REQUIRED TASK: Set down exactly the lines from the one with "The picture is" to the one with "LabelList, Legend, ReferenceArea", both included, and no line outside that range.

========================================================================

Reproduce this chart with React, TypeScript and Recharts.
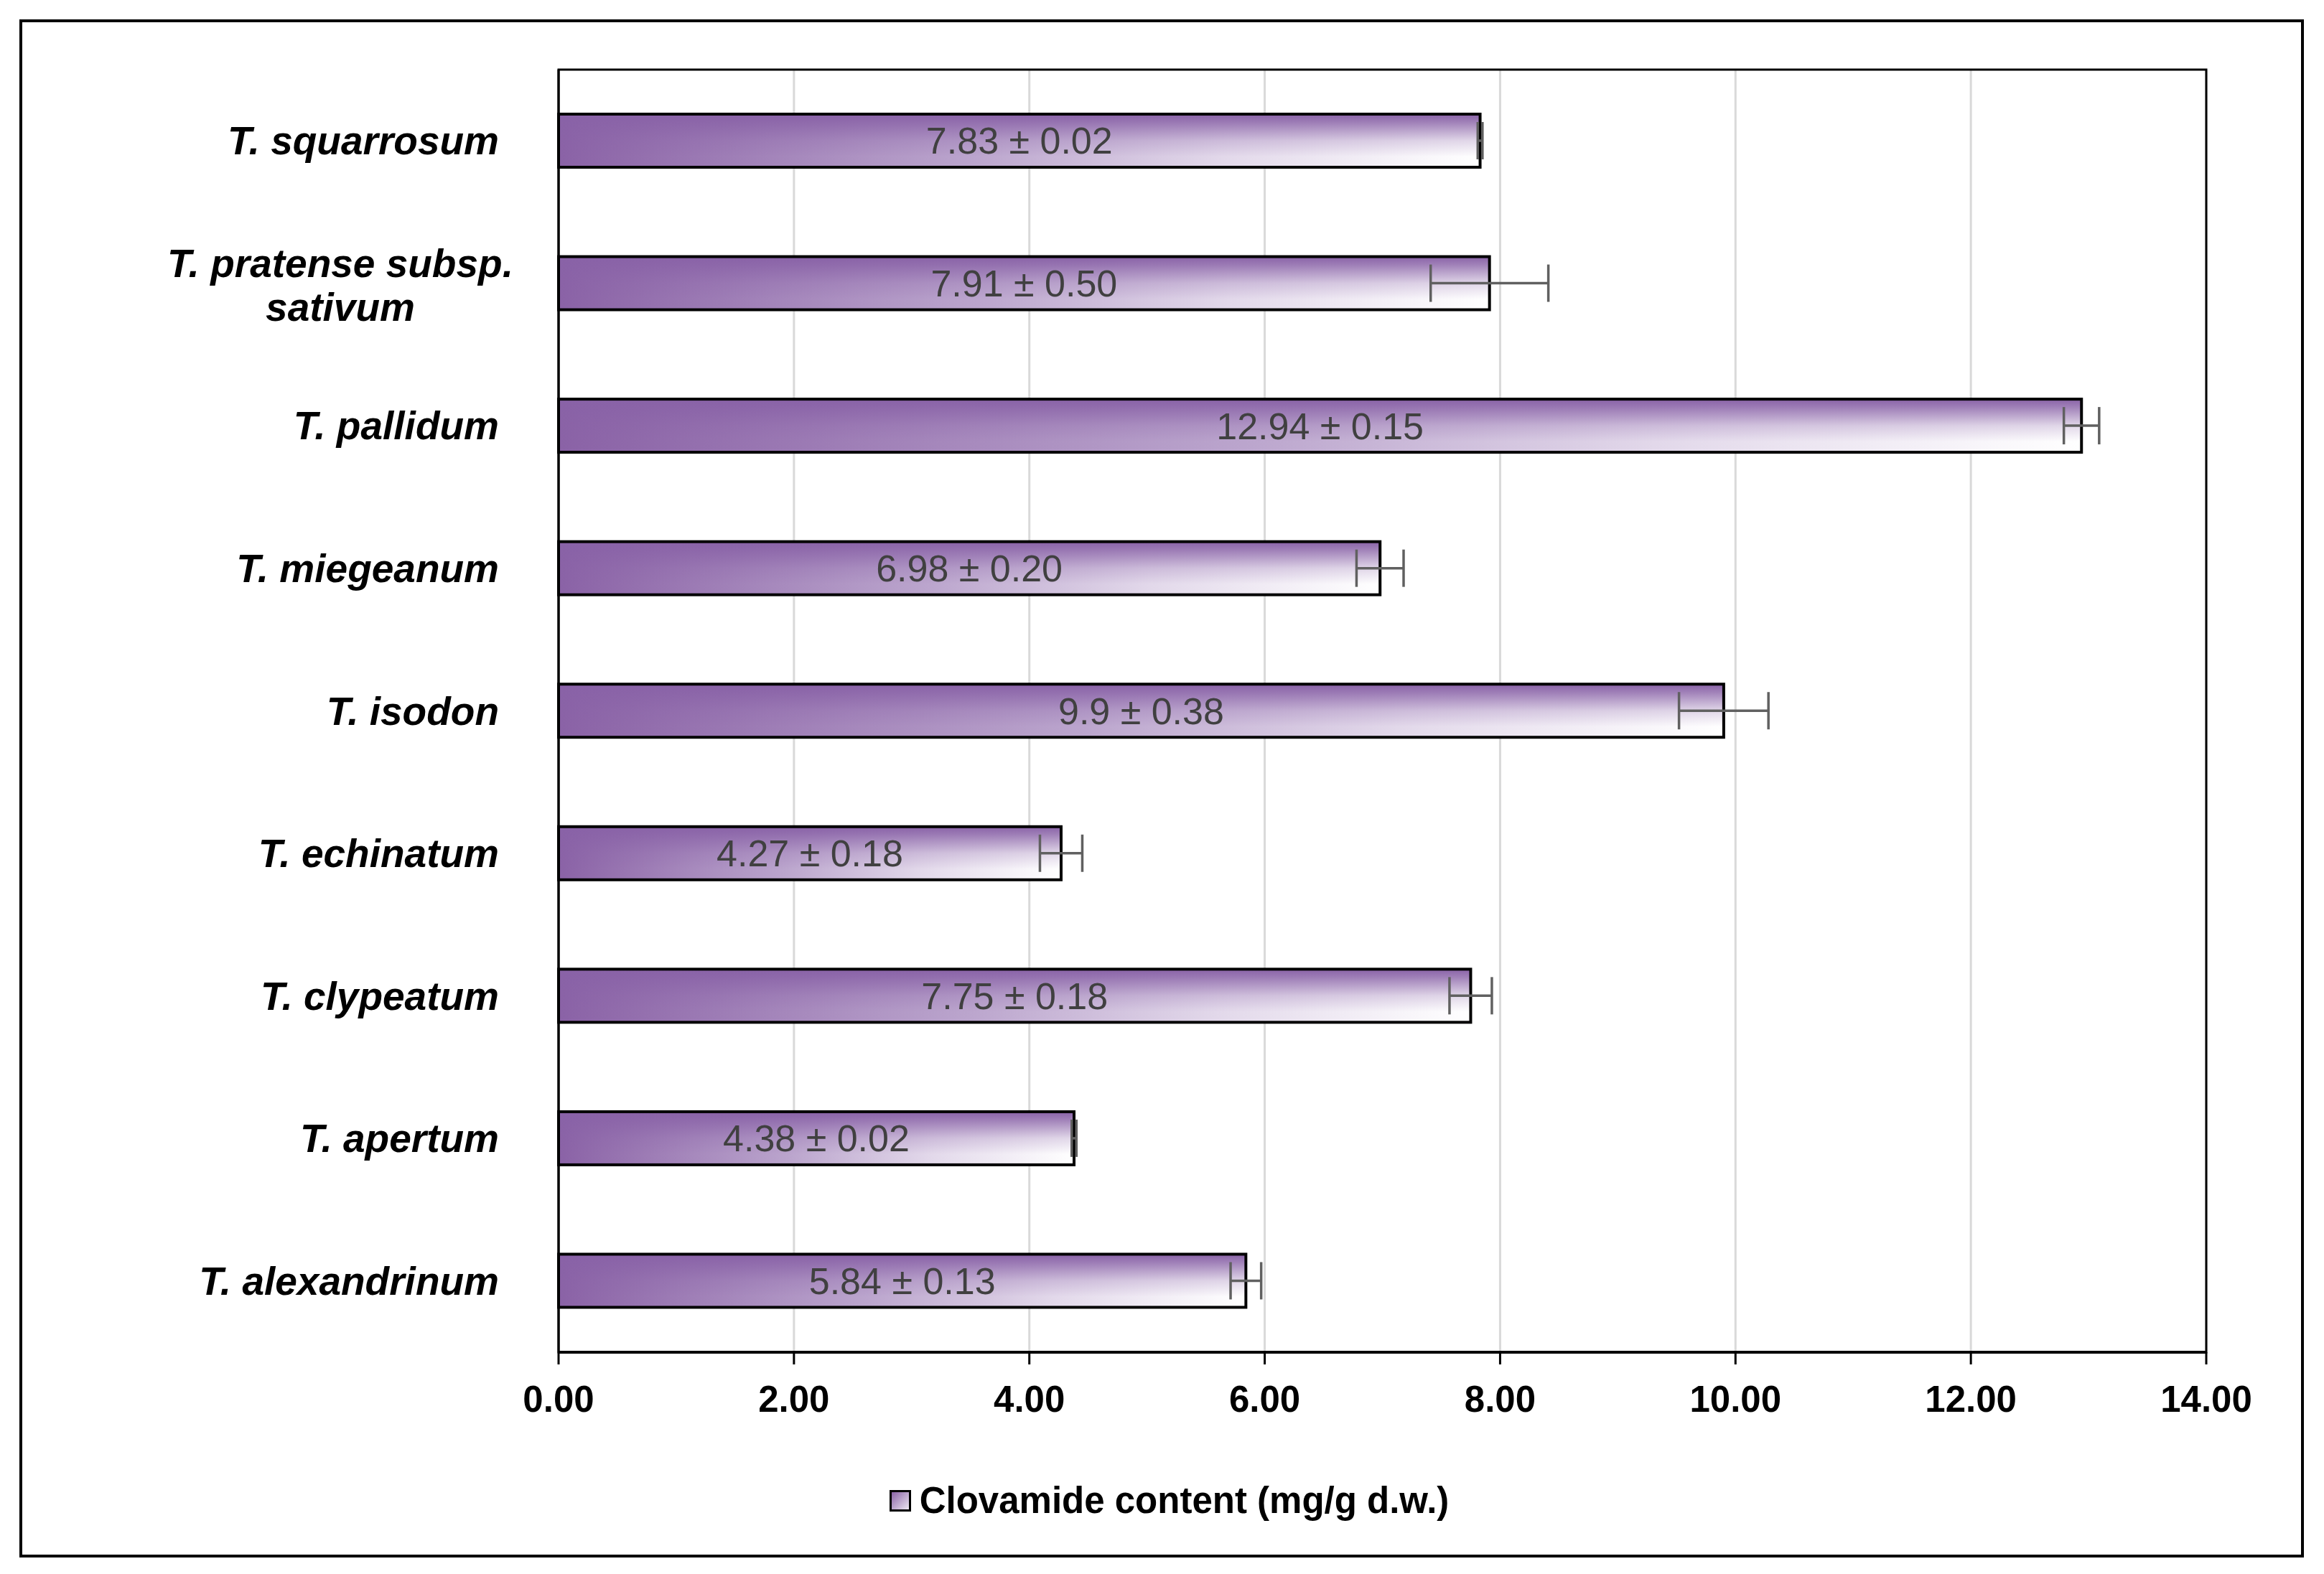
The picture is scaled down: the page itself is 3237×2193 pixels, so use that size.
import React from "react";
import { BarChart, Bar, XAxis, YAxis, CartesianGrid, ErrorBar, LabelList, Legend, ReferenceArea } from "recharts";

const species = [
  "T. squarrosum",
  "T. pratense subsp.\nsativum",
  "T. pallidum",
  "T. miegeanum",
  "T. isodon",
  "T. echinatum",
  "T. clypeatum",
  "T. apertum",
  "T. alexandrinum",
];
const clovamide = [7.83, 7.91, 12.94, 6.98, 9.9, 4.27, 7.75, 4.38, 5.84];
const sd = [0.02, 0.5, 0.15, 0.2, 0.38, 0.18, 0.18, 0.02, 0.13];
const xTicks = [0, 2, 4, 6, 8, 10, 12, 14];
const seriesName = "Clovamide content (mg/g d.w.)";

const data = species.map((name, i) => ({
  name,
  value: clovamide[i],
  err: sd[i],
  label: `${clovamide[i]} ± ${sd[i].toFixed(2)}`,
}));

const FONT = "'Liberation Sans', Arial, sans-serif";

function BarShape(props: any) {
  const { x, y, width, height } = props;
  if (!width || !height) return null;
  return (
    <g>
      <rect x={x} y={y} width={width} height={height} fill="url(#barH)" />
      <rect x={x} y={y} width={width} height={height} fill="url(#barV)" />
      <rect x={x} y={y} width={width} height={height} fill="none" stroke="#000" strokeWidth={4} />
    </g>
  );
}

function SpeciesTick(props: any) {
  const { x, y, payload } = props;
  const lines = String(payload.value).split("\n");
  const style = { fontFamily: FONT, fontWeight: 700, fontStyle: "italic", fontSize: 55 };
  if (lines.length === 1) {
    return (
      <text x={x - 83} y={y} dy={19} textAnchor="end" fill="#000" style={style}>
        {lines[0]}
      </text>
    );
  }
  return (
    <text x={x - 304} y={y} textAnchor="middle" fill="#000" style={style}>
      <tspan x={x - 304} dy={-9}>{lines[0]}</tspan>
      <tspan x={x - 304} dy={61}>{lines[1]}</tspan>
    </text>
  );
}

function LegendBox(props: any) {
  const item = props.payload && props.payload[0];
  return (
    <div style={{ display: "flex", justifyContent: "center", alignItems: "center", height: 60 }}>
      <div
        style={{
          width: 24,
          height: 24,
          border: "3px solid #000",
          background: "linear-gradient(135deg, #8A62A6, #EDE6F2)",
          marginRight: 12,
        }}
      />
      <span style={{ fontFamily: FONT, fontWeight: 700, fontSize: 51, color: "#000", lineHeight: "60px" }}>
        {item ? item.value : seriesName}
      </span>
    </div>
  );
}

export default function App() {
  return (
    <div style={{ position: "relative", width: 3237, height: 2193, background: "#fff" }}>
      <style>{`body{margin:0;background:#fff}`}</style>
      <div
        style={{
          position: "absolute",
          left: 27,
          top: 27,
          width: 3182,
          height: 2143,
          border: "4px solid #000",
          boxSizing: "border-box",
        }}
      />
      <div style={{ position: "absolute", left: 0, top: 0 }}>
        <BarChart
          width={3237}
          height={2193}
          data={data}
          layout="vertical"
          margin={{ top: 97, right: 164, bottom: 209, left: 0 }}
        >
          <defs>
            <linearGradient id="barH" x1="0" y1="0" x2="1" y2="0">
              <stop offset="0" stopColor="#8A62A6" />
              <stop offset="0.45" stopColor="#BBA5CD" />
              <stop offset="0.72" stopColor="#E2D8EA" />
              <stop offset="1" stopColor="#FFFFFF" />
            </linearGradient>
            <linearGradient id="barV" x1="0" y1="0" x2="0" y2="1">
              <stop offset="0" stopColor="#8962A7" stopOpacity={1} />
              <stop offset="0.15" stopColor="#8962A7" stopOpacity={0.8} />
              <stop offset="0.5" stopColor="#8962A7" stopOpacity={0.25} />
              <stop offset="0.8" stopColor="#8962A7" stopOpacity={0} />
            </linearGradient>
          </defs>
          <CartesianGrid horizontal={false} stroke="#D9D9D9" strokeWidth={3} />
          <ReferenceArea x1={0} x2={14} fill="none" fillOpacity={0} stroke="#000" strokeWidth={3} ifOverflow="visible" />
          <XAxis
            type="number"
            domain={[0, 14]}
            ticks={xTicks}
            interval={0}
            tickFormatter={(v: number) => v.toFixed(2)}
            axisLine={{ stroke: "#000", strokeWidth: 4 }}
            tickLine={{ stroke: "#000", strokeWidth: 3 }}
            tickSize={17}
            tickMargin={30}
            height={100}
            tick={{ fill: "#000", fontFamily: FONT, fontWeight: 700, fontSize: 51 }}
          />
          <YAxis
            type="category"
            dataKey="name"
            width={778}
            interval={0}
            tickSize={0}
            tickMargin={0}
            tickLine={false}
            axisLine={{ stroke: "#000", strokeWidth: 3 }}
            tick={<SpeciesTick />}
          />
          <Legend
            verticalAlign="middle"
            align="center"
            content={<LegendBox />}
            wrapperStyle={{ top: 2061, left: 10, width: 3237, height: 60 }}
          />
          <Bar dataKey="value" name={seriesName} barSize={74} shape={<BarShape />} isAnimationActive={false}>
            <LabelList
              dataKey="label"
              position="center"
              fill="#404040"
              style={{ fontFamily: FONT, fontSize: 52 }}
            />
            <ErrorBar dataKey="err" direction="x" width={26} stroke="#606060" strokeWidth={3.5} />
          </Bar>
        </BarChart>
      </div>
    </div>
  );
}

========================================================================

RESULT FOR THIS TASK:
The picture is scaled down: the page itself is 3237×2193 pixels, so use that size.
import React from "react";
import { BarChart, Bar, XAxis, YAxis, CartesianGrid, ErrorBar, LabelList, Legend, ReferenceArea } from "recharts";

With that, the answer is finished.